The first two of the three certified questions appear somewhat strange because there appears to be no dispute that the answers are clearly “yes” (there is such a cause of action) and “no” (“intrafamilial immunity” does not apply) but the Court of Appeals appears to have concluded that Minnesota law simply did not definitively answer the questions and that it was the province of the Minnesota Supreme Court, not the Eighth Circuit, to clearly pronounce these aspects of Minnesota common law.

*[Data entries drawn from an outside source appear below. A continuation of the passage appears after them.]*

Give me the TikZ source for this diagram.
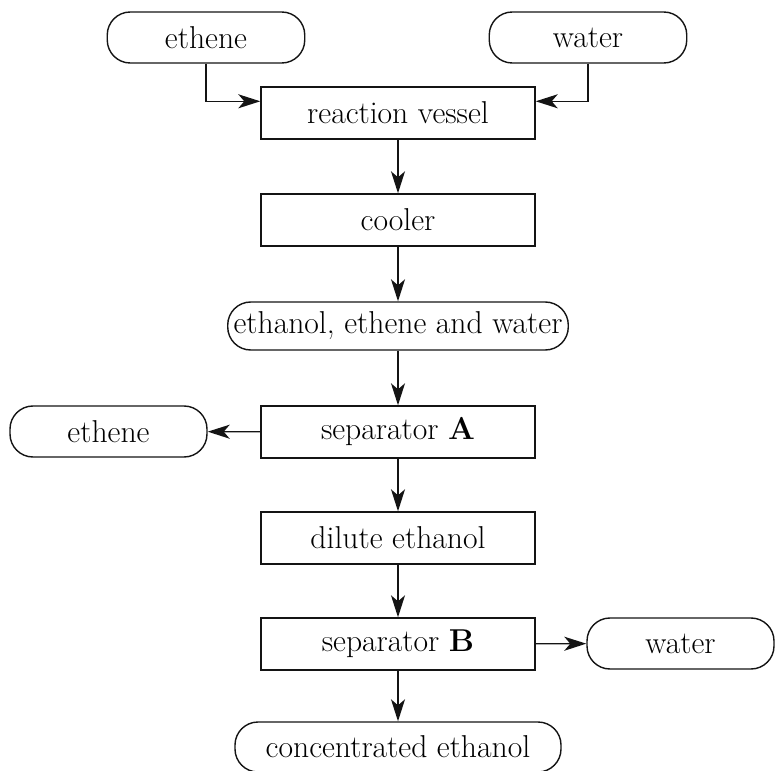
\documentclass[tikz,border=0pt]{standalone}
\usepackage{tikz}
\usetikzlibrary{arrows.meta, positioning}
\definecolor{linecolor}{RGB}{20,20,20}

\begin{document}
\begin{tikzpicture}[
    stepbox/.style={draw=linecolor, line width=0.8pt, minimum width=5.48cm, minimum height=1.04cm, font=\fontsize{18}{21}\selectfont},
    stuff/.style={draw=linecolor, line width=0.8pt, rounded corners=0.46cm, minimum width=3.95cm, minimum height=1.02cm, font=\fontsize{18}{21}\selectfont},
    flow/.style={-{Stealth[length=4.4mm, width=2.8mm, inset=1.2mm]}, line width=0.8pt, linecolor}
]
    \useasboundingbox (0,0) rectangle (15.5,-15.42);
    % Feeds
    \node[stuff] (ethenein) at (4.12,-0.75) {ethene};
    \node[stuff] (waterin) at (11.76,-0.75) {water};

    % Process line
    \node[stepbox] (vessel) at (7.96,-2.26) {reaction vessel};
    \node[stepbox] (cooler) at (7.96,-4.40) {cooler};
    \node[stuff, minimum width=6.7cm, minimum height=0.96cm] (mixture) at (7.96,-6.52) {ethanol, ethene and water};
    \node[stepbox] (sepA) at (7.96,-8.64) {separator \textbf{A}};
    \node[stuff, minimum width=3.94cm] (etheneout) at (2.17,-8.63) {ethene};
    \node[stepbox] (dilute) at (7.96,-10.76) {dilute ethanol};
    \node[stepbox] (sepB) at (7.96,-12.88) {separator \textbf{B}};
    \node[stuff, minimum width=3.74cm] (waterout) at (13.61,-12.87) {water};
    \node[stuff, minimum width=6.52cm, minimum height=1.0cm] (product) at (7.96,-14.94) {concentrated ethanol};

    % Flows
    \draw[flow] (ethenein.south) |- ([yshift=-0.3cm]vessel.north west);
    \draw[flow] (waterin.south) |- ([yshift=-0.3cm]vessel.north east);
    \draw[flow] (vessel) -- (cooler);
    \draw[flow] (cooler) -- (mixture);
    \draw[flow] (mixture) -- (sepA);
    \draw[flow] (sepA) -- (etheneout);
    \draw[flow] (sepA) -- (dilute);
    \draw[flow] (dilute) -- (sepB);
    \draw[flow] (sepB) -- (waterout);
    \draw[flow] (sepB) -- (product);
\end{tikzpicture}
\end{document}
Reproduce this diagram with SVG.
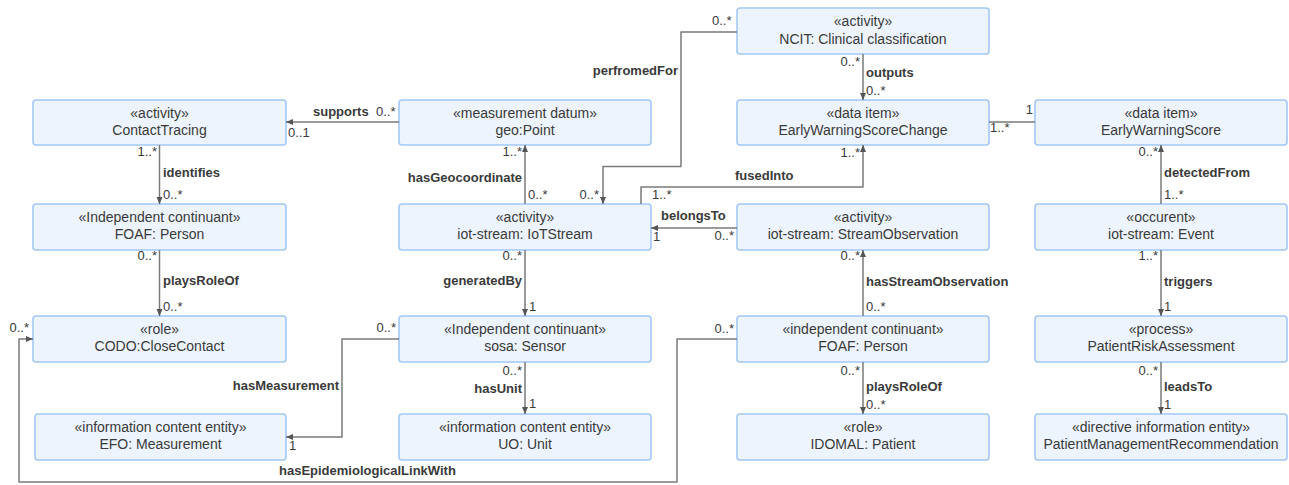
<svg xmlns="http://www.w3.org/2000/svg" width="1289" height="485" viewBox="0 0 1289 485">
  <style>
    .box rect { fill: #edf4fe; stroke: #a3c8f5; stroke-width: 1.6; }
    .box text { font-family: "Liberation Sans", Arial, sans-serif; font-size: 14px; fill: #3a3a3a; text-anchor: middle; }
    .conn path { fill: none; stroke: #7a7a7a; stroke-width: 1.5; stroke-linejoin: round; }
    .lbl { font-family: "Liberation Sans", Arial, sans-serif; font-size: 13px; font-weight: bold; fill: #3a3a3a; }
    .m { font-family: "Liberation Sans", Arial, sans-serif; font-size: 13px; fill: #3a3a3a; }
    .e { text-anchor: end; }
  </style>
  <defs>
    <marker id="arrow" markerUnits="userSpaceOnUse" markerWidth="8" markerHeight="8" refX="7" refY="3.5" orient="auto">
      <path d="M0,0.5 L7,3.5 L0,6.5 z" fill="#555"/>
    </marker>
  </defs>
  <rect width="1289" height="485" fill="#ffffff"/>

  <!-- nodes -->
  <g id="node-ncit" class="box"><rect x="737" y="8" width="252" height="46" rx="3"/><text x="863" y="26">«activity»</text><text x="863" y="44">NCIT: Clinical classification</text></g>

  <g id="node-contacttracing" class="box"><rect x="33" y="100" width="253" height="45" rx="3"/><text x="159.5" y="117.5">«activity»</text><text x="159.5" y="135">ContactTracing</text></g>
  <g id="node-geopoint" class="box"><rect x="399" y="100" width="252" height="45" rx="3"/><text x="525" y="117.5">«measurement datum»</text><text x="525" y="135">geo:Point</text></g>
  <g id="node-ewschange" class="box"><rect x="737" y="100" width="252" height="45" rx="3"/><text x="863" y="117.5">«data item»</text><text x="863" y="135">EarlyWarningScoreChange</text></g>
  <g id="node-ews" class="box"><rect x="1035" y="100" width="252" height="45" rx="3"/><text x="1161" y="117.5">«data item»</text><text x="1161" y="135">EarlyWarningScore</text></g>

  <g id="node-person-left" class="box"><rect x="33" y="204" width="253" height="46" rx="3"/><text x="159.5" y="221.5">«Independent continuant»</text><text x="159.5" y="239">FOAF: Person</text></g>
  <g id="node-iotstream" class="box"><rect x="399" y="204" width="252" height="46" rx="3"/><text x="525" y="221.5">«activity»</text><text x="525" y="239">iot-stream: IoTStream</text></g>
  <g id="node-streamobs" class="box"><rect x="737" y="204" width="252" height="46" rx="3"/><text x="863" y="221.5">«activity»</text><text x="863" y="239">iot-stream: StreamObservation</text></g>
  <g id="node-event" class="box"><rect x="1035" y="204" width="252" height="46" rx="3"/><text x="1161" y="221.5">«occurent»</text><text x="1161" y="239">iot-stream: Event</text></g>

  <g id="node-closecontact" class="box"><rect x="33" y="316" width="253" height="46" rx="3"/><text x="159.5" y="333.5">«role»</text><text x="159.5" y="351">CODO:CloseContact</text></g>
  <g id="node-sensor" class="box"><rect x="399" y="316" width="252" height="46" rx="3"/><text x="525" y="333.5">«Independent continuant»</text><text x="525" y="351">sosa: Sensor</text></g>
  <g id="node-person-right" class="box"><rect x="737" y="316" width="252" height="46" rx="3"/><text x="863" y="333.5">«independent continuant»</text><text x="863" y="351">FOAF: Person</text></g>
  <g id="node-riskassessment" class="box"><rect x="1035" y="316" width="252" height="46" rx="3"/><text x="1161" y="333.5">«process»</text><text x="1161" y="351">PatientRiskAssessment</text></g>

  <g id="node-measurement" class="box"><rect x="35" y="414" width="251" height="46" rx="3"/><text x="160.5" y="431.5">«information content entity»</text><text x="160.5" y="449">EFO: Measurement</text></g>
  <g id="node-unit" class="box"><rect x="399" y="414" width="252" height="46" rx="3"/><text x="525" y="431.5">«information content entity»</text><text x="525" y="449">UO: Unit</text></g>
  <g id="node-patient" class="box"><rect x="737" y="414" width="252" height="46" rx="3"/><text x="863" y="431.5">«role»</text><text x="863" y="449">IDOMAL: Patient</text></g>
  <g id="node-recommendation" class="box"><rect x="1035" y="414" width="252" height="46" rx="3"/><text x="1161" y="431.5">«directive information entity»</text><text x="1161" y="449">PatientManagementRecommendation</text></g>

  <!-- connectors -->
  <g id="connectors" class="conn">
    <path d="M399,122 H286" marker-end="url(#arrow)"/>
    <path d="M159.5,145 V204" marker-end="url(#arrow)"/>
    <path d="M159.5,250 V316" marker-end="url(#arrow)"/>
    <path d="M525,204 V145" marker-end="url(#arrow)"/>
    <path d="M737,32 H681 V166.5 H603 V204" marker-end="url(#arrow)"/>
    <path d="M641,204 V187 H863 V145" marker-end="url(#arrow)"/>
    <path d="M737,228 H651" marker-end="url(#arrow)"/>
    <path d="M863,54 V100" marker-end="url(#arrow)"/>
    <path d="M989,122 H1035"/>
    <path d="M1161,204 V145" marker-end="url(#arrow)"/>
    <path d="M1161,250 V316" marker-end="url(#arrow)"/>
    <path d="M1161,362 V414" marker-end="url(#arrow)"/>
    <path d="M863,316 V250" marker-end="url(#arrow)"/>
    <path d="M863,362 V414" marker-end="url(#arrow)"/>
    <path d="M525,250 V316" marker-end="url(#arrow)"/>
    <path d="M525,362 V414" marker-end="url(#arrow)"/>
    <path d="M399,339 H342 V437 H286" marker-end="url(#arrow)"/>
    <path d="M737,339 H677 V482 H19 V339 H33" marker-end="url(#arrow)"/>

    <!-- labels and multiplicities -->
    <text class="lbl" x="313" y="116">supports</text>
    <text class="m" x="376" y="116">0..*</text>
    <text class="m" x="288" y="137">0..1</text>

    <text class="m e" x="157" y="156">1..*</text>
    <text class="lbl" x="163" y="177">identifies</text>
    <text class="m" x="163" y="199">0..*</text>

    <text class="m e" x="157" y="260">0..*</text>
    <text class="lbl" x="163" y="285">playsRoleOf</text>
    <text class="m" x="163" y="311">0..*</text>

    <text class="m e" x="522" y="156">1..*</text>
    <text class="lbl e" x="522" y="182">hasGeocoordinate</text>
    <text class="m" x="528" y="199">0..*</text>

    <text class="m" x="712" y="25">0..*</text>
    <text class="lbl e" x="678" y="75">perfromedFor</text>
    <text class="m e" x="599" y="199">0..*</text>

    <text class="m" x="652" y="199">1..*</text>
    <text class="lbl" x="735" y="180">fusedInto</text>
    <text class="m e" x="860" y="157">1..*</text>

    <text class="lbl" x="661" y="220">belongsTo</text>
    <text class="m" x="653" y="241">1</text>
    <text class="m e" x="734" y="240">0..*</text>

    <text class="m e" x="860" y="66">0..*</text>
    <text class="lbl" x="866" y="77">outputs</text>
    <text class="m" x="866" y="95">0..*</text>

    <text class="m e" x="1033" y="114">1</text>
    <text class="m" x="990" y="132">1..*</text>

    <text class="m e" x="1158" y="156">0..*</text>
    <text class="lbl" x="1164" y="177">detectedFrom</text>
    <text class="m" x="1164" y="199">1..*</text>

    <text class="m e" x="1158" y="260">1..*</text>
    <text class="lbl" x="1164" y="286">triggers</text>
    <text class="m" x="1164" y="311">1</text>

    <text class="m e" x="1158" y="375">0..*</text>
    <text class="lbl" x="1164" y="391">leadsTo</text>
    <text class="m" x="1164" y="409">1</text>

    <text class="m e" x="860" y="260">0..*</text>
    <text class="lbl" x="866" y="286">hasStreamObservation</text>
    <text class="m" x="866" y="311">0..*</text>

    <text class="m e" x="860" y="375">0..*</text>
    <text class="lbl" x="866" y="391">playsRoleOf</text>
    <text class="m" x="866" y="409">0..*</text>

    <text class="m e" x="522" y="260">0..*</text>
    <text class="lbl e" x="522" y="285">generatedBy</text>
    <text class="m" x="529" y="311">1</text>

    <text class="m e" x="522" y="375">0..*</text>
    <text class="lbl e" x="522" y="393">hasUnit</text>
    <text class="m" x="529" y="408">1</text>

    <text class="m e" x="396" y="332">0..*</text>
    <text class="lbl e" x="339" y="390">hasMeasurement</text>
    <text class="m" x="289" y="450">1</text>

    <text class="m e" x="734" y="333">0..*</text>
    <text class="m e" x="29" y="332">0..*</text>
    <text class="lbl" x="279" y="475">hasEpidemiologicalLinkWith</text>
  </g>
</svg>
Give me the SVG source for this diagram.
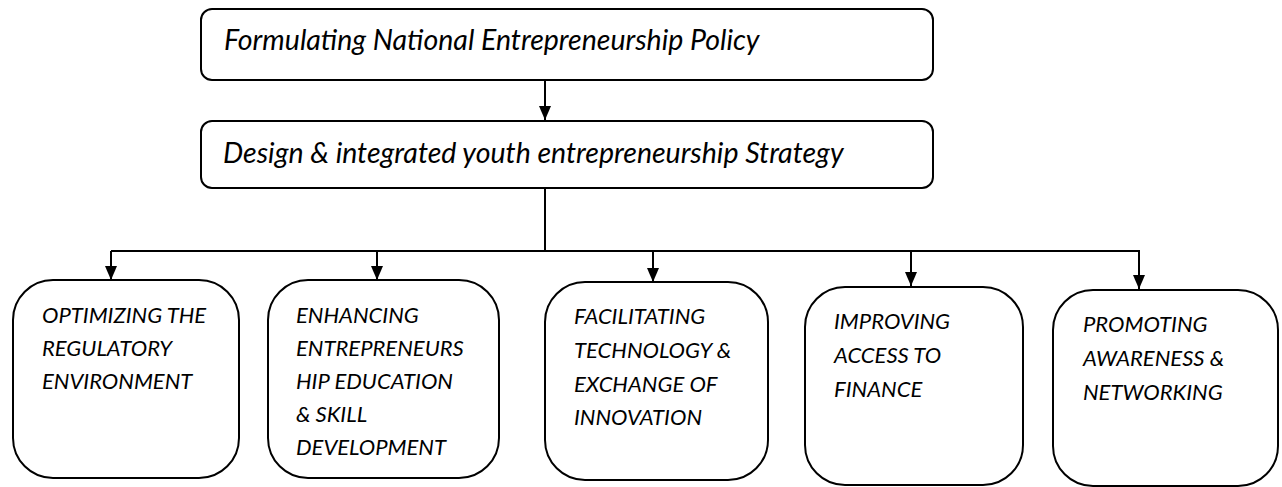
<svg xmlns="http://www.w3.org/2000/svg" width="1282" height="487" viewBox="0 0 1282 487">
<style>
.box{fill:#fff;stroke:#000;stroke-width:2}
.t{font-family:Lato,"Liberation Sans",sans-serif;font-style:italic;fill:#000}
.top{font-size:28.5px}
.lbl{font-size:22px}
.c{fill:none;stroke:#000;stroke-width:2}
</style>
<defs>
<marker id="ah" markerUnits="userSpaceOnUse" markerWidth="16" markerHeight="14" refX="15" refY="7" orient="auto" viewBox="0 0 16 14">
<path d="M1,1 L15,7 L1,13 Z" fill="#000"/>
</marker>
</defs>
<g id="connectors">
<line class="c" x1="545" y1="80" x2="545" y2="120" marker-end="url(#ah)"/>
<polyline class="c" points="545,188 545,251"/>
<polyline class="c" points="111,251 1139,251"/>
<line class="c" x1="111" y1="251" x2="111" y2="280" marker-end="url(#ah)"/>
<line class="c" x1="377" y1="251" x2="377" y2="280" marker-end="url(#ah)"/>
<line class="c" x1="653" y1="251" x2="653" y2="282" marker-end="url(#ah)"/>
<line class="c" x1="911" y1="251" x2="911" y2="286" marker-end="url(#ah)"/>
<line class="c" x1="1139" y1="250" x2="1139" y2="289" marker-end="url(#ah)"/>
</g>
<g id="policy">
<rect class="box" x="201" y="9" width="732" height="71" rx="11"/>
<text class="t top" x="224" y="50">Formulating National Entrepreneurship Policy</text>
</g>
<g id="strategy">
<rect class="box" x="201" y="121" width="732" height="67" rx="11"/>
<text class="t top" x="223" y="163">Design &amp; integrated youth entrepreneurship Strategy</text>
</g>
<g id="regulatory">
<rect class="box" x="13" y="280" width="226" height="198" rx="40"/>
<text class="t lbl" x="42" y="323">OPTIMIZING THE</text>
<text class="t lbl" x="42" y="356">REGULATORY</text>
<text class="t lbl" x="42" y="389">ENVIRONMENT</text>
</g>
<g id="education">
<rect class="box" x="268" y="280" width="231" height="198" rx="40"/>
<text class="t lbl" x="296" y="323">ENHANCING</text>
<text class="t lbl" x="296" y="356">ENTREPRENEURS</text>
<text class="t lbl" x="296" y="389">HIP EDUCATION</text>
<text class="t lbl" x="296" y="422">&amp; SKILL</text>
<text class="t lbl" x="296" y="455">DEVELOPMENT</text>
</g>
<g id="technology">
<rect class="box" x="545" y="282" width="223" height="198" rx="40"/>
<text class="t lbl" x="574" y="324">FACILITATING</text>
<text class="t lbl" x="574" y="358">TECHNOLOGY &amp;</text>
<text class="t lbl" x="574" y="392">EXCHANGE OF</text>
<text class="t lbl" x="574" y="425">INNOVATION</text>
</g>
<g id="finance">
<rect class="box" x="805" y="287" width="218" height="198" rx="40"/>
<text class="t lbl" x="834" y="329">IMPROVING</text>
<text class="t lbl" x="834" y="363">ACCESS TO</text>
<text class="t lbl" x="834" y="397">FINANCE</text>
</g>
<g id="awareness">
<rect class="box" x="1053" y="290" width="225" height="196" rx="40"/>
<text class="t lbl" x="1083" y="332">PROMOTING</text>
<text class="t lbl" x="1083" y="366">AWARENESS &amp;</text>
<text class="t lbl" x="1083" y="400">NETWORKING</text>
</g>
</svg>
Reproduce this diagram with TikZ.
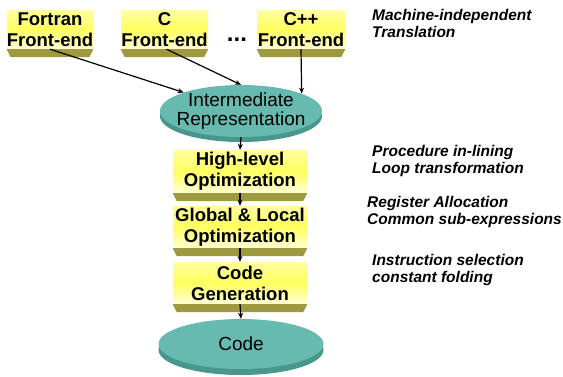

The action in this case concerns the statute of limitation and the controversial arena of “recovered memory.”  In this case, Mary Lickteig has alleged that she did not recover memory of traumatic childhood sexual abuse by her older brother, Robert Kolar, until her adulthood as she was going through a divorce, arguably beyond the “six years of the time the plaintiff knew or had reason to know that the injury was caused by the sexual abuse,” as the statute reads.   Further complicating the matter is the fact that the statute providing the six-year statute of limitation did not exist when the alleged abuse occurred, so there is a question of whether it should be applied retroactively.

Daniel Fritz of Sioux Falls, South Dakota, argued for Mary Lickteig.  John Mack, of Mack & Daby, New London, Minnesota, argued for Kolar.

One of the justices, at oral argument asked Lickteig’s counsel, “Is it your position that, until a memory is recovered, there is no statute of limitation?”  Lickteig’s counsel answered, “Yes.”  This would seem to be a very problematic position, but we’ll have to wait and see how the Minnesota Supreme Court decides.